Creuser mon sillon en chantant mon rêve, me fondre avec ce chemin et ce rêve éveillé, marcher toujours sur des routes d’autant plus réelles qu’elles sont imaginaires, échanger ma musique personnelle (et néanmoins reçue de mes ancêtres) avec d’autres humains nomades, voilà qui me semble, à défaut de constituer une résolution, être un programme qui me sied bien pour le siècle à venir (ne nous la jouons pas petit braquet).
Qu’on se le dise !
Et que votre propre chemin soit fertile et passionnant, voilà ce que je vous souhaite en ce jour.

©Bleufushia

*traduction d’Olivier Favier, trouvée sur son (excellent) site dormirajamais.org

** le chant des pistes (Bruce Chatwin), dernier voyage en Australie peu de temps avant sa mort (en 1989)
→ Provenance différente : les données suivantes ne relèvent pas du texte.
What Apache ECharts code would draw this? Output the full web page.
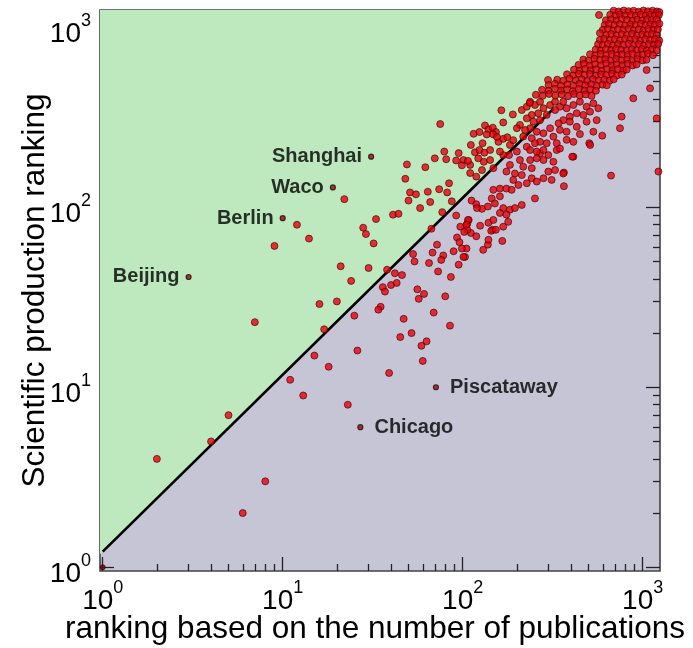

Le livre de Chatwin a été écrit à un moment où les blancs avaient déjà commencé à construire des lignes ferroviaires, à détruire une partie de ces lignes, à regrouper les aborigènes dans des villages… Dans les années 70, de plus, ils ont fourni aux aborigènes du matériel de peinture, et ils sont transcrits leurs cartes orales en œuvres apparemment abstraites. Ensemble de lignes et de points, elles retracent un territoire, représentant aussi, pour certaines, l’animal totémique associé au rêve. Ces peintures splendides sont devenues une source de richesse pour les blancs, et sont « extérieures » aux traditions. Chez les aborigènes,  l’art graphique est éphémère.